**Stated task:** Restate all the material verbatim, except for the pictures.

**Supplied material:**
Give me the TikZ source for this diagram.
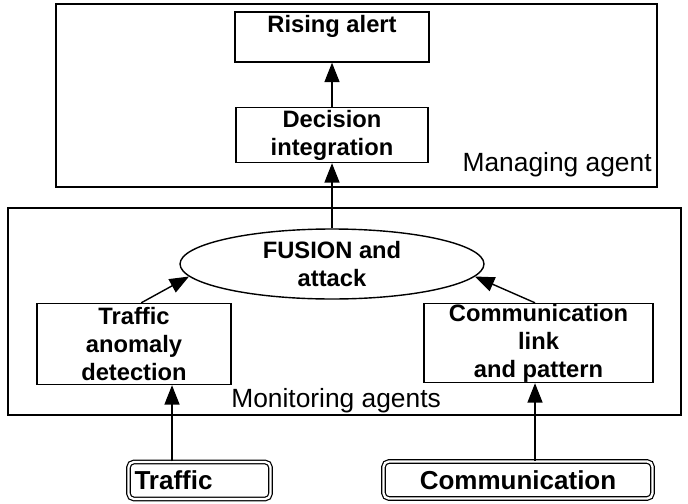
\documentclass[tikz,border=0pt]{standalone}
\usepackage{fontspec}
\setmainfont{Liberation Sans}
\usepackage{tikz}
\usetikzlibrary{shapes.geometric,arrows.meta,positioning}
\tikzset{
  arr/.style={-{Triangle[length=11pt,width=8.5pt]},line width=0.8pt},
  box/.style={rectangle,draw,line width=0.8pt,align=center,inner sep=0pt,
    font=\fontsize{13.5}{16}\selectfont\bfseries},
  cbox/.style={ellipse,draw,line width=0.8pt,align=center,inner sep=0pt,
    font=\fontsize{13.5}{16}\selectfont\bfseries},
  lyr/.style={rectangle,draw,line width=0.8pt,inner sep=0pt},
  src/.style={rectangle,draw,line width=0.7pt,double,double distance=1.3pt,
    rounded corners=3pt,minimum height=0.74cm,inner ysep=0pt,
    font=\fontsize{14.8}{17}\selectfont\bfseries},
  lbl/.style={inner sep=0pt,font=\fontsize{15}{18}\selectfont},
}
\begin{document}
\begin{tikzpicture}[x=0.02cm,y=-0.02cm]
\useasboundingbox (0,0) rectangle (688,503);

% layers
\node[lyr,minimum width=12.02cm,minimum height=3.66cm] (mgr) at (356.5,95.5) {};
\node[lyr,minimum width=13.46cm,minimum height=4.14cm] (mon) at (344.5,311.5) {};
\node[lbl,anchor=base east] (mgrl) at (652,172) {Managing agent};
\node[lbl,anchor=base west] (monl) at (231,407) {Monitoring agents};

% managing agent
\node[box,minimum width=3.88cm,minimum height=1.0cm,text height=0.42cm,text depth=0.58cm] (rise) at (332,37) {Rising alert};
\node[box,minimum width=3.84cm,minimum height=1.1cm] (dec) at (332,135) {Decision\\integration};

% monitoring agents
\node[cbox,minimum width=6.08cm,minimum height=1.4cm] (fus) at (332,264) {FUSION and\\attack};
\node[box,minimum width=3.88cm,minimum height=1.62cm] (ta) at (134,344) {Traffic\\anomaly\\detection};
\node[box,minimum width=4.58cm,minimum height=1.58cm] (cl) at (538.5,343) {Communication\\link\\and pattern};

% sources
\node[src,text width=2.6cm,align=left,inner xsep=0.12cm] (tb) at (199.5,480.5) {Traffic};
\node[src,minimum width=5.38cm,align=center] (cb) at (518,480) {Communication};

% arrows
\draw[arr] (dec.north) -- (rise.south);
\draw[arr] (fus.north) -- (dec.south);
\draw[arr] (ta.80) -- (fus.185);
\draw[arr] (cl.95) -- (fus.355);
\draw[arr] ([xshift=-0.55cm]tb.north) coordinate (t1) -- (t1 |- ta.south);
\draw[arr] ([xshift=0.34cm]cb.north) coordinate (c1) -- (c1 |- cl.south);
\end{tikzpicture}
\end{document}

**Final result:**
Give me the TikZ source for this diagram.
\documentclass[tikz,border=0pt]{standalone}
\usepackage{fontspec}
\setmainfont{Liberation Sans}
\usepackage{tikz}
\usetikzlibrary{shapes.geometric,arrows.meta,positioning}
\tikzset{
  arr/.style={-{Triangle[length=11pt,width=8.5pt]},line width=0.8pt},
  box/.style={rectangle,draw,line width=0.8pt,align=center,inner sep=0pt,
    font=\fontsize{13.5}{16}\selectfont\bfseries},
  cbox/.style={ellipse,draw,line width=0.8pt,align=center,inner sep=0pt,
    font=\fontsize{13.5}{16}\selectfont\bfseries},
  lyr/.style={rectangle,draw,line width=0.8pt,inner sep=0pt},
  src/.style={rectangle,draw,line width=0.7pt,double,double distance=1.3pt,
    rounded corners=3pt,minimum height=0.74cm,inner ysep=0pt,
    font=\fontsize{14.8}{17}\selectfont\bfseries},
  lbl/.style={inner sep=0pt,font=\fontsize{15}{18}\selectfont},
}
\begin{document}
\begin{tikzpicture}[x=0.02cm,y=-0.02cm]
\useasboundingbox (0,0) rectangle (688,503);

% layers
\node[lyr,minimum width=12.02cm,minimum height=3.66cm] (mgr) at (356.5,95.5) {};
\node[lyr,minimum width=13.46cm,minimum height=4.14cm] (mon) at (344.5,311.5) {};
\node[lbl,anchor=base east] (mgrl) at (652,172) {Managing agent};
\node[lbl,anchor=base west] (monl) at (231,407) {Monitoring agents};

% managing agent
\node[box,minimum width=3.88cm,minimum height=1.0cm,text height=0.42cm,text depth=0.58cm] (rise) at (332,37) {Rising alert};
\node[box,minimum width=3.84cm,minimum height=1.1cm] (dec) at (332,135) {Decision\\integration};

% monitoring agents
\node[cbox,minimum width=6.08cm,minimum height=1.4cm] (fus) at (332,264) {FUSION and\\attack};
\node[box,minimum width=3.88cm,minimum height=1.62cm] (ta) at (134,344) {Traffic\\anomaly\\detection};
\node[box,minimum width=4.58cm,minimum height=1.58cm] (cl) at (538.5,343) {Communication\\link\\and pattern};

% sources
\node[src,text width=2.6cm,align=left,inner xsep=0.12cm] (tb) at (199.5,480.5) {Traffic};
\node[src,minimum width=5.38cm,align=center] (cb) at (518,480) {Communication};

% arrows
\draw[arr] (dec.north) -- (rise.south);
\draw[arr] (fus.north) -- (dec.south);
\draw[arr] (ta.80) -- (fus.185);
\draw[arr] (cl.95) -- (fus.355);
\draw[arr] ([xshift=-0.55cm]tb.north) coordinate (t1) -- (t1 |- ta.south);
\draw[arr] ([xshift=0.34cm]cb.north) coordinate (c1) -- (c1 |- cl.south);
\end{tikzpicture}
\end{document}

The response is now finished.